--- What needs to be done ---
Extract everything from the first line through the line with "(-341,-316) rectangle (334,320);", both ends included, except for any pictures.

--- Supplied records ---
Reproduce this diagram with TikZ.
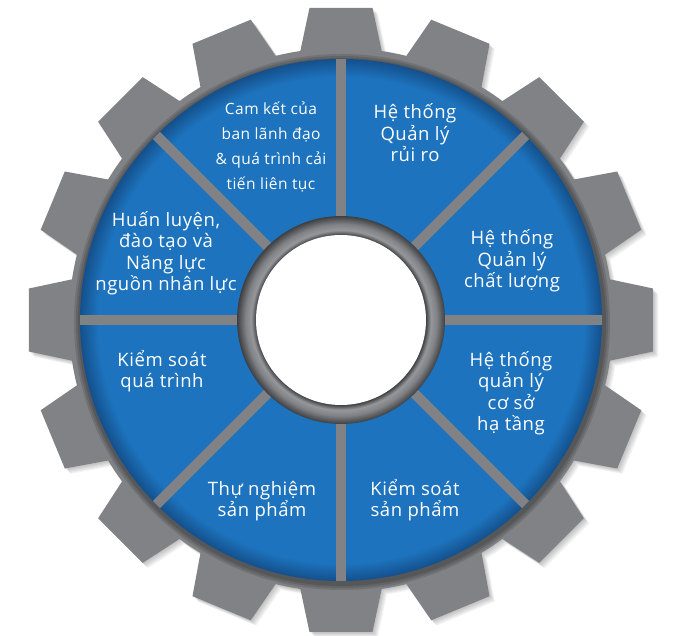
\documentclass[tikz,border=0pt]{standalone}
\usepackage{fontspec}
\setmainfont{Open Sans}[LetterSpace=3]

\definecolor{gearGray}{RGB}{128,130,134}
\definecolor{discBlue}{RGB}{29,115,189}
\definecolor{discEdge}{RGB}{20,80,140}
\definecolor{hubLight}{RGB}{150,151,155}
\definecolor{hubDark}{RGB}{62,63,66}

\pgfdeclareradialshading{discshade}{\pgfpointorigin}{color(0bp)=(discBlue); color(23.3bp)=(discBlue); color(25bp)=(discEdge); color(50bp)=(discEdge)}
\pgfdeclareradialshading{hubshade}{\pgfpointorigin}{color(0bp)=(hubDark); color(20.4bp)=(hubDark); color(21.6bp)=(hubLight); color(23bp)=(gearGray); color(25bp)=(hubDark); color(50bp)=(hubDark)}

% contorn de la roda dentada: cos + 16 dents
\newcommand{\gearshape}{(0,0) circle (272)
  \foreach \a in {0,22.5,...,337.5} {({\a-9.3}:263.5) -- ({\a-5.77}:313.6) -- ({\a+5.77}:313.6) -- ({\a+9.3}:263.5) -- cycle}}

\begin{document}
\begin{tikzpicture}[x=1pt, y=1pt,
    lblbig/.style={text=white, align=center, anchor=base, inner sep=0pt, font=\fontsize{18.5}{21.5}\selectfont},
    lblsmall/.style={lblbig, font=\fontsize{15.5}{25}\selectfont}]
    \useasboundingbox (-341,-316) rectangle (334,320);

    % 1. OMBRA I RODA DENTADA
    \foreach \s in {1,...,6}
        \fill[black, fill opacity=0.045, shift={(\s*0.9,-\s*0.9)}] \gearshape;
    \fill[gearGray] \gearshape;

    % 2. DISC BLAU
    \foreach \r in {268,266,264}
        \fill[black, fill opacity=0.12] (1,-2) circle (\r);
    \shade[shading=discshade] (0,0) circle (261);

    % Radis que separen els sectors
    \foreach \a in {0,45,...,315}
        \draw[gearGray, line width=10pt] (\a:100) -- (\a:261);

    % 3. ANELL CENTRAL
    \shade[shading=hubshade] (0,0) circle (104);
    \fill[white] (0,0) circle (85);

    % 4. TEXTOS DELS SECTORS (ancorats a la darrera línia)
    \node[lblsmall] (camket) at (-70,130) {Cam kết của\\ban lãnh đạo\\\& quá trình cải\\tiến liên tục};
    \node[lblbig] (ruiro) at (74,158) {Hệ thống\\Quản lý\\rủi ro};
    \node[lblbig] (huanluyen) at (-175,29) {Huấn luyện,\\đào tạo và\\Năng lực\\nguồn nhân lực};
    \node[lblbig] (chatluong) at (171,32) {Hệ thống\\Quản lý\\chất lượng};
    \node[lblbig] (hatang) at (170,-111) {Hệ thống\\quản lý\\cơ sở\\hạ tầng};
    \node[lblbig] (ksquatrinh) at (-179,-68) {Kiểm soát\\quá trình};
    \node[lblbig] (thunghiem) at (-79,-197) {Thự nghiệm\\sản phẩm};
    \node[lblbig] (kssanpham) at (74,-197) {Kiểm soát\\sản phẩm};
\end{tikzpicture}
\end{document}
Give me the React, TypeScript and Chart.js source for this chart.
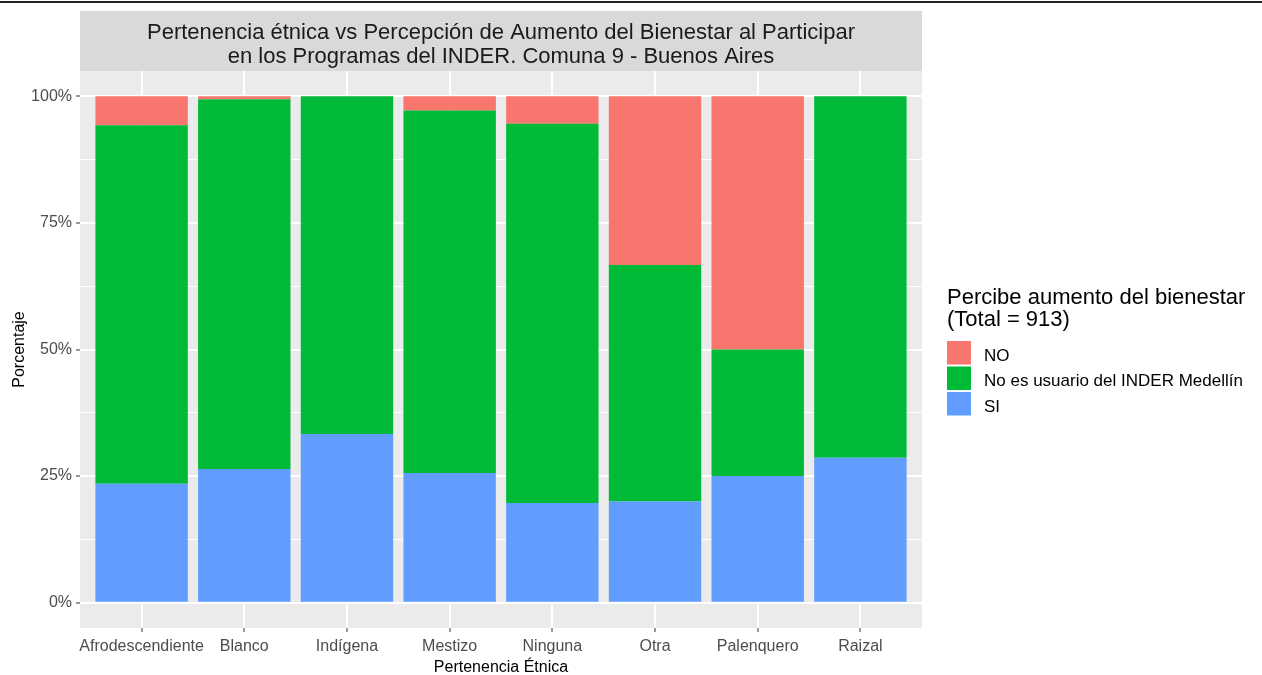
import React, { useEffect, useRef } from "react";
import { Chart, registerables } from "chart.js";

Chart.register(...registerables);

const categories = ["Afrodescendiente", "Blanco", "Indígena", "Mestizo", "Ninguna", "Otra", "Palenquero", "Raizal"];
const siValues = [23.5, 26.4, 33.3, 25.6, 19.7, 20.0, 25.0, 28.6];
const noUsuarioValues = [70.8, 73.0, 66.7, 71.6, 74.9, 46.7, 25.0, 71.4];
const noValues = [5.7, 0.6, 0.0, 2.8, 5.4, 33.3, 50.0, 0.0];
const seriesNames = ["NO", "No es usuario del INDER Medellín", "SI"];
const seriesColors = ["#F8766D", "#00BA38", "#619CFF"];
const yTickValues = [0, 12.5, 25, 37.5, 50, 62.5, 75, 87.5, 100];
const titleLines = [
  "Pertenencia étnica vs Percepción de Aumento del Bienestar al Participar",
  "en los Programas del INDER. Comuna 9 - Buenos Aires",
];
const legendTitleLines = ["Percibe aumento del bienestar", "(Total = 913)"];
const xTitle = "Pertenencia Étnica";
const yTitle = "Porcentaje";

const FONT = '"Liberation Sans", Arial, sans-serif';

const decorPlugin = {
  id: "decor",
  beforeDraw(chart: any) {
    const { ctx, chartArea: a } = chart;
    ctx.save();
    ctx.fillStyle = "#EBEBEB";
    ctx.fillRect(a.left, a.top, a.right - a.left, a.bottom - a.top);
    ctx.restore();
  },
  afterDraw(chart: any) {
    const { ctx, chartArea: a } = chart;
    ctx.save();
    // top rule
    ctx.fillStyle = "#222222";
    ctx.fillRect(0, 1, chart.width, 2);
    // title strip
    ctx.fillStyle = "#D9D9D9";
    ctx.fillRect(a.left, 11, a.right - a.left, a.top - 11);
    ctx.fillStyle = "#1A1A1A";
    ctx.font = `22px ${FONT}`;
    ctx.textAlign = "center";
    ctx.textBaseline = "alphabetic";
    const cx = (a.left + a.right) / 2;
    ctx.fillText(titleLines[0], cx, 39);
    ctx.fillText(titleLines[1], cx, 63);
    // legend
    const lx = 947;
    ctx.textAlign = "left";
    ctx.fillStyle = "#000000";
    ctx.font = `22px ${FONT}`;
    ctx.fillText(legendTitleLines[0], lx, 304);
    ctx.fillText(legendTitleLines[1], lx, 326);
    const keyTops = [341, 366.5, 392];
    ctx.font = `17px ${FONT}`;
    seriesNames.forEach((name, i) => {
      ctx.fillStyle = seriesColors[i];
      ctx.fillRect(lx, keyTops[i], 24, 23.5);
      ctx.fillStyle = "#000000";
      ctx.fillText(name, 984, keyTops[i] + 11.75 + 8);
    });
    ctx.restore();
  },
};

export default function App() {
  const canvasRef = useRef<HTMLCanvasElement | null>(null);

  useEffect(() => {
    document.body.style.margin = "0";
    const canvas = canvasRef.current;
    if (!canvas) return;
    const toPts = (arr: number[]) => arr.map((v, i) => ({ x: i, y: v }));
    const chart = new Chart(canvas, {
      type: "bar",
      data: {
        datasets: [
          { label: seriesNames[2], data: toPts(siValues), backgroundColor: seriesColors[2] },
          { label: seriesNames[1], data: toPts(noUsuarioValues), backgroundColor: seriesColors[1] },
          { label: seriesNames[0], data: toPts(noValues), backgroundColor: seriesColors[0] },
        ] as any,
      },
      options: {
        responsive: false,
        animation: false,
        events: [],
        devicePixelRatio: 1,
        datasets: { bar: { barPercentage: 0.9, categoryPercentage: 1.0, borderWidth: 0 } } as any,
        layout: { padding: { left: 0, top: 71, right: 340, bottom: 0 } },
        plugins: {
          legend: { display: false },
          title: { display: false },
          tooltip: { enabled: false },
        },
        scales: {
          x: {
            type: "linear",
            stacked: true,
            offset: false,
            min: -0.6,
            max: 7.6,
            afterBuildTicks: (scale: any) => {
              scale.ticks = categories.map((_, i) => ({ value: i }));
            },
            afterFit: (scale: any) => {
              scale.height = 47;
            },
            ticks: {
              autoSkip: false,
              maxRotation: 0,
              padding: 5,
              color: "#4D4D4D",
              font: { family: FONT, size: 16 },
              callback: (v: any) => categories[v as number] ?? "",
            },
            grid: {
              offset: false,
              color: "#FFFFFF",
              lineWidth: 2,
              tickLength: 4,
              tickColor: "#333333",
              tickWidth: 1,
            } as any,
            border: { display: false },
            title: {
              display: true,
              text: xTitle,
              color: "#000000",
              font: { family: FONT, size: 16 },
              padding: { top: 0, bottom: -2 },
            },
          },
          y: {
            stacked: true,
            min: -5,
            max: 105,
            afterBuildTicks: (scale: any) => {
              scale.ticks = yTickValues.map((v) => ({ value: v }));
            },
            afterFit: (scale: any) => {
              scale.width = 80;
            },
            ticks: {
              padding: 4,
              color: "#4D4D4D",
              font: { family: FONT, size: 16 },
              callback: (v: any) => ((v as number) % 25 === 0 ? `${v}%` : ""),
            },
            grid: {
              color: "#FFFFFF",
              lineWidth: (c: any) => (c.tick && c.tick.value % 25 === 0 ? 2 : 1),
              tickLength: 4,
              tickColor: (c: any) => (c.tick && c.tick.value % 25 === 0 ? "#333333" : "rgba(0,0,0,0)"),
              tickWidth: 1,
            } as any,
            border: { display: false },
            title: {
              display: true,
              text: yTitle,
              color: "#000000",
              font: { family: FONT, size: 16 },
              padding: { top: 10, bottom: 0 },
            },
          },
        },
      },
      plugins: [decorPlugin],
    } as any);
    return () => chart.destroy();
  }, []);

  return (
    <div style={{ position: "relative", width: 1262, height: 675, background: "#FFFFFF" }}>
      <canvas ref={canvasRef} width={1262} height={675} style={{ display: "block", width: 1262, height: 675 }} />
    </div>
  );
}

--- Solution for this task ---
Reproduce this diagram with TikZ.
\documentclass[tikz,border=0pt]{standalone}
\usepackage{fontspec}
\setmainfont{Open Sans}[LetterSpace=3]

\definecolor{gearGray}{RGB}{128,130,134}
\definecolor{discBlue}{RGB}{29,115,189}
\definecolor{discEdge}{RGB}{20,80,140}
\definecolor{hubLight}{RGB}{150,151,155}
\definecolor{hubDark}{RGB}{62,63,66}

\pgfdeclareradialshading{discshade}{\pgfpointorigin}{color(0bp)=(discBlue); color(23.3bp)=(discBlue); color(25bp)=(discEdge); color(50bp)=(discEdge)}
\pgfdeclareradialshading{hubshade}{\pgfpointorigin}{color(0bp)=(hubDark); color(20.4bp)=(hubDark); color(21.6bp)=(hubLight); color(23bp)=(gearGray); color(25bp)=(hubDark); color(50bp)=(hubDark)}

% contorn de la roda dentada: cos + 16 dents
\newcommand{\gearshape}{(0,0) circle (272)
  \foreach \a in {0,22.5,...,337.5} {({\a-9.3}:263.5) -- ({\a-5.77}:313.6) -- ({\a+5.77}:313.6) -- ({\a+9.3}:263.5) -- cycle}}

\begin{document}
\begin{tikzpicture}[x=1pt, y=1pt,
    lblbig/.style={text=white, align=center, anchor=base, inner sep=0pt, font=\fontsize{18.5}{21.5}\selectfont},
    lblsmall/.style={lblbig, font=\fontsize{15.5}{25}\selectfont}]
    \useasboundingbox (-341,-316) rectangle (334,320);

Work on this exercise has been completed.